Matter of Sanchez v Division of Parole
2011 NY Slip Op 08261 [89 AD3d 1305]
November 17, 2011
Appellate Division, Third Department
Published by New York State Law Reporting Bureau pursuant to Judiciary Law § 431.
As corrected through Wednesday, January 4th, 2012


In the Matter of Jorge A. Sanchez, Appellant,
v
Division of Parole, Respondent.

[*1] Jorge A. Sanchez, Otisville, appellant pro se.

Eric T. Schneiderman, Attorney General, Albany (Frank K. Walsh of counsel), for respondent.

Appeal from a judgment of the Supreme Court (Devine, J.), entered March 3, 2011 in Albany County, which dismissed petitioner's application, in a proceeding pursuant to CPLR article 78, to review a determination of the Board of Parole denying petitioner's request for parole release.

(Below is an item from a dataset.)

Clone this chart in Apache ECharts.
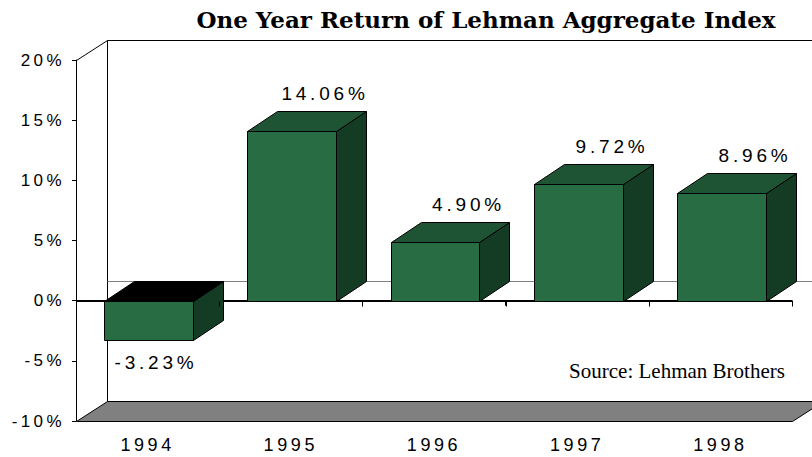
<!DOCTYPE html>
<html>
<head>
<meta charset="utf-8">
<script src="https://cdn.jsdelivr.net/npm/echarts@6/dist/echarts.min.js"></script>
<style>
  html, body { margin: 0; padding: 0; background: #fff; }
  #chart { width: 812px; height: 457px; }
  /* the old chart has wide letter spacing on its sans labels */
  #chart text[style*="Liberation Sans"] { letter-spacing: 0.2em; }
</style>
</head>
<body>
<div id="chart"></div>
<script>
const years = ['1994', '1995', '1996', '1997', '1998'];
const returns = [-3.23, 14.06, 4.90, 9.72, 8.96];
const yTicks = [-10, -5, 0, 5, 10, 15, 20];

const SANS = 'Liberation Sans';
// depth offsets for the fake 3D look
const DX = 30, DY = -20;   // bars
const WX = 31, WY = -20;   // walls / floor

const crisp = v => Math.round(v) + 0.5;

// walls, floor and the zero planes
function renderFrame(params, api) {
  const cs = params.coordSys;
  const x0 = crisp(cs.x), x1 = crisp(cs.x + cs.width);
  const y0 = crisp(cs.y), y1 = crisp(cs.y + cs.height);
  const zy = crisp(api.coord([0, 0])[1]);
  return {
    type: 'group',
    children: [
      { type: 'polygon', shape: { points: [[x0, y1], [x1, y1], [x1 + WX, y1 + WY], [x0 + WX, y1 + WY]] },
        style: { fill: '#808080', stroke: '#000', lineWidth: 1 } },
      { type: 'polyline', shape: { points: [[x0 + WX, y1 + WY], [x0 + WX, y0 + WY], [x1 + WX + 40, y0 + WY]] },
        style: { fill: null, stroke: '#000', lineWidth: 1 } },
      { type: 'line', shape: { x1: x0, y1: y0, x2: x0 + WX, y2: y0 + WY },
        style: { stroke: '#000', lineWidth: 1 } },
      { type: 'line', shape: { x1: x0 + WX, y1: zy + WY, x2: x1 + WX + 40, y2: zy + WY },
        style: { stroke: '#808080', lineWidth: 1 } },
      { type: 'line', shape: { x1: x0, y1: zy, x2: x1, y2: zy },
        style: { stroke: '#000', lineWidth: 1 } }
    ]
  };
}

function renderBar(params, api) {
  const i = api.value(0), v = api.value(1);
  const band = api.size([1, 0])[0];
  const w = band * 0.62;
  const top = api.coord([i, v]);
  const base = api.coord([i, 0]);
  const xl = crisp(top[0] - w / 2 + 1), xr = crisp(top[0] + w / 2 + 1);
  const yt = crisp(Math.min(top[1], base[1])), yb = crisp(Math.max(top[1], base[1]));
  const label = v.toFixed(2) + '%';
  const lx = v >= 0 ? (xl + xr) / 2 + DX + 3 : (xl + xr) / 2 + 7;
  const ly = v >= 0 ? yt + DY - 18 : yb + 22;
  return {
    type: 'group',
    children: [
      { type: 'polygon', shape: { points: [[xr, yt], [xr + DX, yt + DY], [xr + DX, yb + DY], [xr, yb]] },
        style: { fill: '#143B24', stroke: '#000', lineWidth: 1 } },
      { type: 'polygon', shape: { points: [[xl, yt], [xl + DX, yt + DY], [xr + DX, yt + DY], [xr, yt]] },
        style: { fill: v >= 0 ? '#1E5433' : '#000', stroke: '#000', lineWidth: 1 } },
      { type: 'rect', shape: { x: xl, y: yt, width: xr - xl, height: yb - yt },
        style: { fill: '#276C42', stroke: '#000', lineWidth: 1 } },
      { type: 'text', x: lx, y: ly,
        style: { text: label, fill: '#000', fontFamily: SANS, fontSize: 19, align: 'center', verticalAlign: 'middle' } }
    ]
  };
}

// small ticks under the zero line, drawn over the bars
function renderZeroTicks(params, api) {
  const cs = params.coordSys;
  const band = api.size([1, 0])[0];
  const zy = crisp(api.coord([0, 0])[1]);
  const children = [];
  for (let k = 0; k <= years.length; k++) {
    const x = crisp(cs.x + k * band);
    children.push({ type: 'line', shape: { x1: x, y1: zy, x2: x, y2: zy + 5 }, style: { stroke: '#000', lineWidth: 1 } });
  }
  return { type: 'group', children };
}

const chart = echarts.init(document.getElementById('chart'), null, { renderer: 'svg' });
chart.setOption({
  animation: false,
  backgroundColor: '#fff',
  title: [
    {
      text: 'One Year Return of Lehman Aggregate Index',
      left: 481, top: 3, textAlign: 'center',
      textStyle: { fontFamily: 'DejaVu Serif', fontWeight: 'bold', fontSize: 23, color: '#000' }
    },
    {
      text: 'Source: Lehman Brothers',
      left: 672, top: 355, textAlign: 'center',
      textStyle: { fontFamily: 'Liberation Serif', fontWeight: 'normal', fontSize: 21, color: '#000' }
    }
  ],
  grid: { left: 76, right: 20, top: 60, bottom: 36, containLabel: false },
  xAxis: {
    type: 'category',
    data: years,
    boundaryGap: true,
    axisLine: { lineStyle: { color: '#000', width: 1 } },
    axisTick: { show: true, length: 5, lineStyle: { color: '#000' } },
    axisLabel: { color: '#000', fontFamily: SANS, fontSize: 18, margin: 15 },
    splitLine: { show: false }
  },
  yAxis: {
    type: 'value',
    min: yTicks[0],
    max: yTicks[yTicks.length - 1],
    interval: yTicks[1] - yTicks[0],
    axisLine: { show: true, lineStyle: { color: '#000', width: 1 } },
    axisTick: { show: true, length: 4, lineStyle: { color: '#000' } },
    axisLabel: { color: '#000', fontFamily: SANS, fontSize: 17, margin: 11, formatter: '{value}%' },
    splitLine: { show: false }
  },
  series: [
    { type: 'custom', name: 'frame', z: 1, silent: true, renderItem: renderFrame, data: [[0, 0]] },
    { type: 'custom', name: 'One Year Return', z: 2, renderItem: renderBar,
      data: returns.map((v, i) => [i, v]) },
    { type: 'custom', name: 'ticks', z: 3, silent: true, renderItem: renderZeroTicks, data: [[0, 0]] }
  ]
});
</script>
</body>
</html>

In 2008, petitioner was convicted of vehicular manslaughter in the first degree as well as driving while intoxicated and was sentenced to 2 to 6 years in prison. In January 2010, he made his initial appearance before the Board of Parole seeking to be released to parole supervision. At the conclusion of the hearing, his request was denied and he was ordered held an additional 24 months. Petitioner took an administrative appeal and, when it was not decided within four months, he commenced this CPLR article 78 proceeding. Following service of respondent's answer, Supreme Court dismissed the petition and this appeal ensued.

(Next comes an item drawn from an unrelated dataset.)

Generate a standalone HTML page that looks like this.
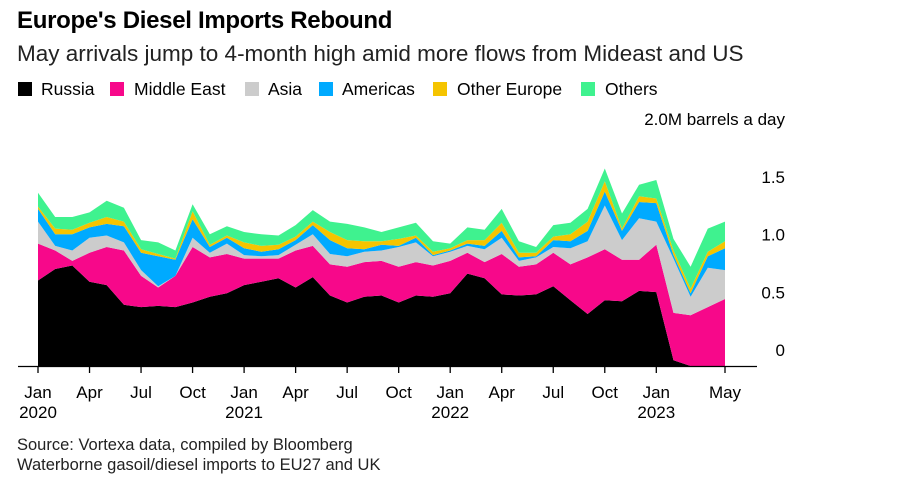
<!DOCTYPE html>
<html><head><meta charset="utf-8"><style>
body{margin:0;background:#fff;font-family:"Liberation Sans",sans-serif;}
#wrap{position:relative;width:921px;height:484px;overflow:hidden;}
.t{position:absolute;white-space:nowrap;color:#000;}
.sw{position:absolute;width:14px;height:14px;top:82px;}
</style></head><body>
<div id="wrap">
<div class="t" style="left:17px;top:7px;font-size:24px;font-weight:bold;letter-spacing:-0.3px">Europe's Diesel Imports Rebound</div>
<div class="t" style="left:17px;top:41px;font-size:22.5px;color:#222">May arrivals jump to 4-month high amid more flows from Mideast and US</div>
<div>
<div class="sw" style="left:18px;background:#000"></div><div class="t" style="left:41px;top:79px;font-size:17.5px">Russia</div>
<div class="sw" style="left:110px;background:#f7088a"></div><div class="t" style="left:134px;top:79px;font-size:17.5px">Middle East</div>
<div class="sw" style="left:245px;background:#cccccc"></div><div class="t" style="left:268px;top:79px;font-size:17.5px">Asia</div>
<div class="sw" style="left:319px;background:#00aaff"></div><div class="t" style="left:342px;top:79px;font-size:17.5px">Americas</div>
<div class="sw" style="left:433px;background:#f5c400"></div><div class="t" style="left:457px;top:79px;font-size:17.5px">Other Europe</div>
<div class="sw" style="left:581px;background:#3ff28f"></div><div class="t" style="left:605px;top:79px;font-size:17.5px">Others</div>
</div>
<svg id="chart" width="921" height="484" style="position:absolute;left:0;top:0"></svg>
<div class="t" style="left:17px;top:436px;font-size:16.5px;color:#222">Source: Vortexa data, compiled by Bloomberg</div>
<div class="t" style="left:17px;top:456px;font-size:16.5px;color:#222">Waterborne gasoil/diesel imports to EU27 and UK</div>
</div>
<script>
const russia=[.74,.84,.87,.73,.70,.53,.51,.52,.51,.55,.60,.63,.70,.73,.76,.68,.77,.61,.55,.60,.61,.55,.61,.60,.63,.80,.76,.62,.61,.62,.69,.57,.45,.57,.56,.65,.64,.05,0,0,0];
const middleEast=[.32,.16,.04,.25,.33,.47,.27,.16,.27,.48,.34,.34,.23,.20,.17,.32,.27,.27,.31,.30,.30,.31,.29,.27,.28,.18,.14,.35,.25,.26,.29,.31,.49,.44,.36,.27,.41,.41,.44,.51,.58];
const asia=[.19,.04,.09,.13,.10,.07,.05,.01,0,.08,.04,.09,.03,.02,.03,.05,.10,.09,.09,.09,.09,.17,.17,.08,.08,.06,.11,.14,.05,.06,.05,.14,.14,.38,.17,.36,.20,.47,.16,.34,.25];
const americas=[.11,.10,.14,.09,.10,.14,.15,.26,.14,.16,.05,.05,.06,.04,.05,.04,.08,.12,.07,.02,.05,.01,.04,.01,.01,.02,.03,.06,.03,.01,.06,.06,.09,.12,.08,.14,.16,.03,.03,.10,.19];
const otherEurope=[.02,.05,.04,.04,.06,.04,.03,.02,.01,.07,.02,.02,.05,.05,.04,.03,.03,.07,.07,.07,.03,.06,.02,.03,.02,.03,.05,.07,.04,.03,.03,.06,.08,.09,.02,.05,.04,.04,.04,.04,.06];
const others=[.12,.10,.11,.09,.14,.12,.08,.10,.07,.06,.09,.08,.09,.10,.08,.10,.10,.09,.14,.12,.08,.10,.11,.09,.04,.11,.09,.12,.10,.05,.10,.10,.11,.11,.13,.10,.16,.10,.19,.20,.17];
const yTicks=[0,0.5,1.0,1.5,2.0];
const yTickLabels=["0","0.5","1.0","1.5","2.0M barrels a day"];
const xLabels=[["Jan","2020"],["Apr",""],["Jul",""],["Oct",""],["Jan","2021"],["Apr",""],["Jul",""],["Oct",""],["Jan","2022"],["Apr",""],["Jul",""],["Oct",""],["Jan","2023"],["May",""]];
const xLabelMonths=[0,3,6,9,12,15,18,21,24,27,30,33,36,40];
const series=[russia,middleEast,asia,americas,otherEurope,others];
const names=["russia","middle-east","asia","americas","other-europe","others"];
const colors=["#000000","#f7088a","#cccccc","#00aaff","#f5c400","#3ff28f"];
const NS="http://www.w3.org/2000/svg";
const svg=document.getElementById('chart');
const x=i=>38+i*(687/40);
const y=v=>366-v*115.5;
const n=russia.length;
let base=new Array(n).fill(0);
series.forEach((s,k)=>{
  const top=base.map((b,i)=>b+s[i]);
  let d="";
  for(let i=0;i<n;i++) d+=(i?"L":"M")+x(i).toFixed(1)+","+y(top[i]).toFixed(1);
  for(let i=n-1;i>=0;i--) d+="L"+x(i).toFixed(1)+","+y(base[i]).toFixed(1);
  d+="Z";
  const p=document.createElementNS(NS,'path');
  p.setAttribute('d',d);p.setAttribute('fill',colors[k]);
  
  
  svg.appendChild(p);
  base=top;
});
const ax=document.createElementNS(NS,'line');
ax.setAttribute('x1',18);ax.setAttribute('x2',757);ax.setAttribute('y1',366.5);ax.setAttribute('y2',366.5);
ax.setAttribute('stroke','#000');ax.setAttribute('stroke-width',1.3);


svg.appendChild(ax);
xLabelMonths.forEach((m,j)=>{
  const t=document.createElementNS(NS,'line');
  t.setAttribute('x1',x(m));t.setAttribute('x2',x(m));t.setAttribute('y1',367);t.setAttribute('y2',373);
  t.setAttribute('stroke','#000');t.setAttribute('stroke-width',1.3);
  
  
  svg.appendChild(t);
  xLabels[j].forEach((s,r)=>{
    if(!s)return;
    const tx=document.createElementNS(NS,'text');
    tx.setAttribute('x',x(m));tx.setAttribute('y',398+r*20);tx.setAttribute('text-anchor','middle');
    tx.setAttribute('font-size','17');tx.setAttribute('font-family','Liberation Sans, sans-serif');
    tx.textContent=s;
    
    
    svg.appendChild(tx);
  });
});
yTicks.forEach((v,j)=>{
  const tx=document.createElementNS(NS,'text');
  tx.setAttribute('x',785);tx.setAttribute('y',y(v)-10);tx.setAttribute('text-anchor','end');
  tx.setAttribute('font-size','17');tx.setAttribute('font-family','Liberation Sans, sans-serif');
  tx.textContent=yTickLabels[j];
  
  
  svg.appendChild(tx);
});
</script>
</body></html>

Initially, it is well settled that parole release decisions are discretionary and will not be disturbed so long as the Board complied with the statutory requirements of Executive Law § 259-i (see Matter of Dalton v Evans, 84 AD3d 1664, 1664 [2011]; Matter of Smith v New York State Div. of Parole, 81 AD3d 1026, 1026 [2011]). Upon reviewing the record, we find no merit to petitioner's claim that the Board failed to consider the proper statutory factors. In addition to the serious nature of petitioner's crimes, the Board also took into account the fact that these were his only criminal convictions, he had no prison disciplinary infractions, completed a number of programs and received a certificate of earned eligibility, and his postrelease plans included [*2]deportation to Mexico, his country of origin (see Matter of Cruz v New York State Div. of Parole, 39 AD3d 1060, 1062 [2007). The Board was not required to accord equal weight to each of the statutory factors in making its decision (see Matter of Blasich v New York State Bd. of Parole, 48 AD3d 1029, 1029-1030 [2008]; Matter of Mojica v Travis, 34 AD3d 1155, 1156 [2006]). Moreover, we find no error in the Board's reference to petitioner's status as an illegal alien as he admitted that he gained entry to the United States from Mexico illegally. Contrary to petitioner's claim, the Board did not indicate that he had a prior criminal conviction as a result. We have considered petitioner's remaining contentions and find them to be unavailing. In sum, the Board's decision does not exhibit " 'irrationality bordering on impropriety' " (Matter of Silmon v Travis, 95 NY2d 470, 476 [2000], quoting Matter of Russo v New York State Bd. of Parole, 50 NY2d 69, 77 [1980]), and we find no reason to disturb it.

Mercure, J.P., Rose, Lahtinen, Stein and McCarthy, JJ., concur. Ordered that the judgment is affirmed, without costs.